© Getty Images Colorful smileys on chalkboard background |
Happy employees pay huge dividends.
According to research conducted by analytics and consulting firm Great Place to Work, organizations with happy employees:
- Have three times the revenue growth
- Outperform the stock market by a factor of three
- Have half the employee turnover
But
according to that same research, only 40 percent of employees report
being happy at work. That's a lot of unhappy people going to work every
day.
Perks are nice, but not happiness drivers
Certainly no one strives for unhappy employees. That's one reason why Silicon Valley salaries and perks have ballooned out of control. Keeping employees well-fed and entertained is meant to keep them happy and productive.
Great Place to Work CEO Michael C. Bush says all those perks are missing the point. They're not making your employees happier.
"It's not about ping pong tables, massages and pet walking," Bush explains in a video for TED Conferences. You don't even need to spend a lot of money.
The
shocking, are-you-ready-for-this secret to driving employee happiness?

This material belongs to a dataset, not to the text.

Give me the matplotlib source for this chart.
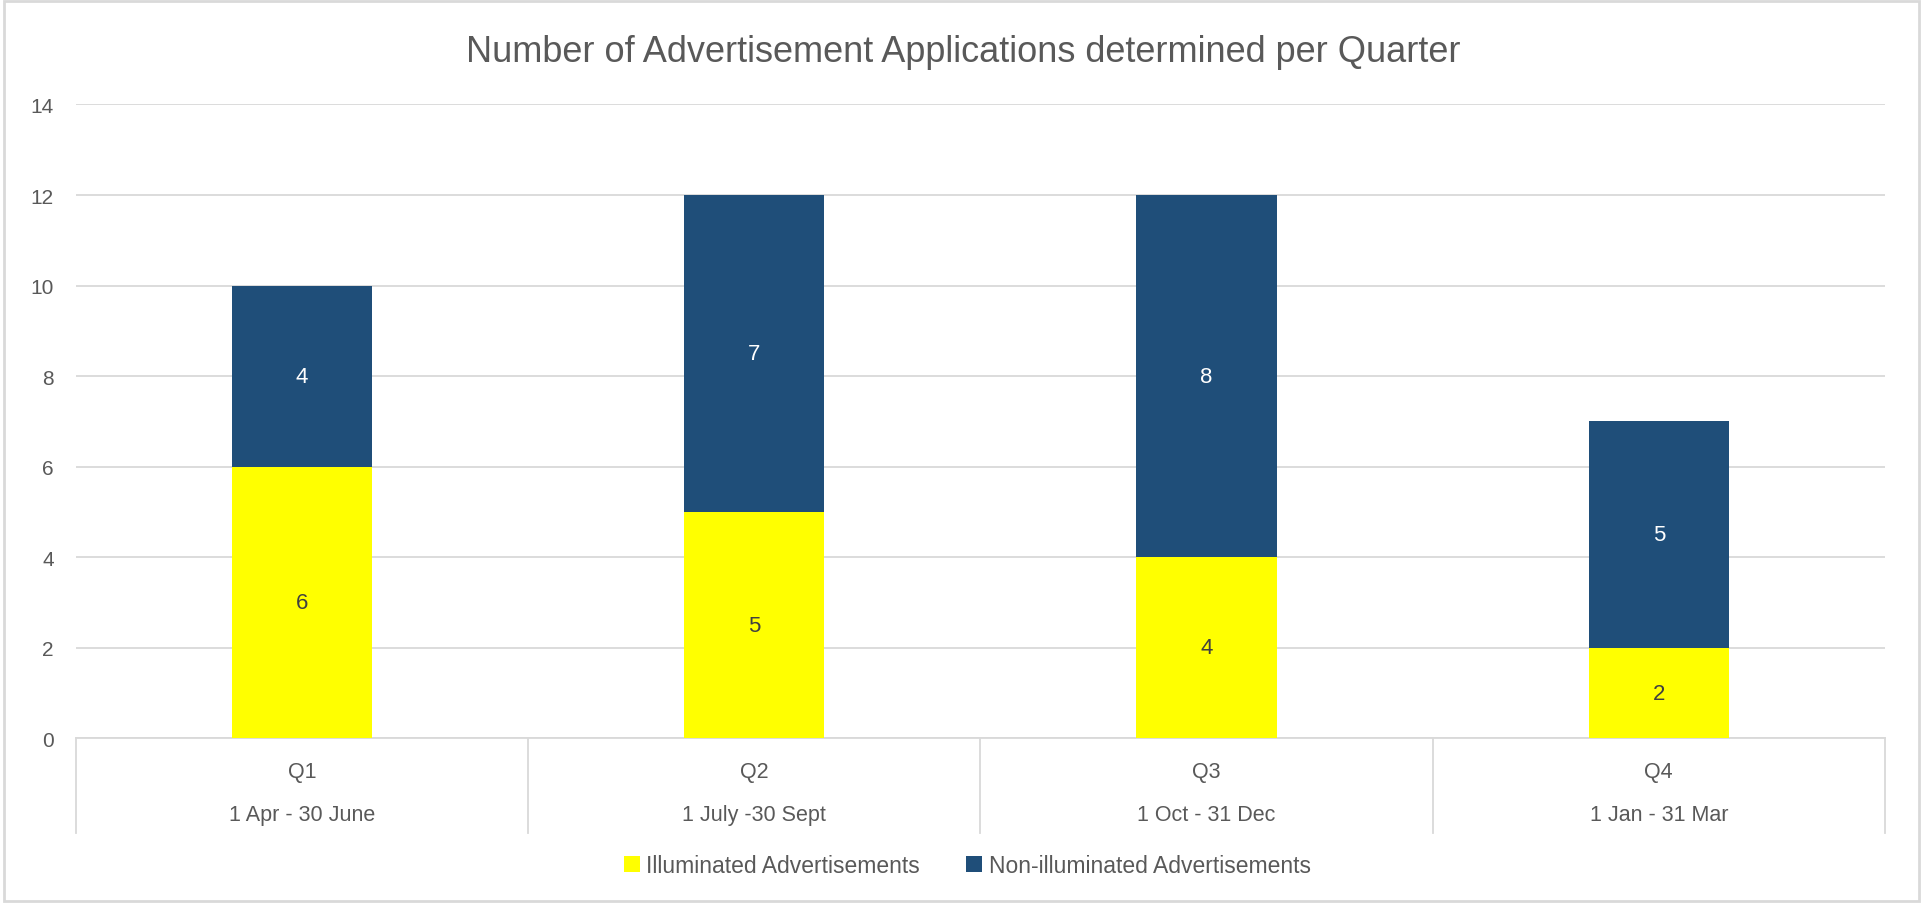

Treat them well. It all comes down to trust. Yep, it's really that
simple. But here's the tricky part: You need to actually walk the walk.
Building trust and respect
Organizations with happy employees trust their workers. And this empowers employees to do their best work.
You
can easily put these words in a mission statement, but how you execute
trust in practice is what really matters. Here are some very common ways
companies erode trust on a daily basis:
- Need to know what your employees are doing at all times
- Constantly check in on employees and micromanage them
- Encourage employee feedback, but aren't truly receptive to it
- Keep employees in the dark about important directional changes
- Favor certain employees over others
- Prioritize the opinions of higher-level employees
- Let bureaucratic processes balloon out of control, making it impossible to get even the simplest tasks done or approved
- Limit employees' ability to make their own decisions
- Punish employees when they make small mistakes
Trust
isn't built overnight. Many employers make the mistake of assuming
trust from day one. You need to earn it -- especially if your culture
has become one of distrust. Then you have to work doubly hard to undo
the damage.
A few actionable steps
Bush offers a few basic tips to begin to build a culture of trust:
- Treat your employees fairly, no matter what their level.
- Take a back seat in projects. Let employees drive. Mistakes may happen. Be OK with that. Use those as learning opportunities.
- Open your ears. Truly listen. Invite ideas from anyone in the organization.
"The
one thing that everybody appreciates and wants when they're speaking is
to know that what they say matters so much, you might actually change
your mind," Bush concludes.
Remember, having a workforce of happy
employees tends to drive more revenue. So if you really want employees
to be happy, you have to trust them to do the right thing.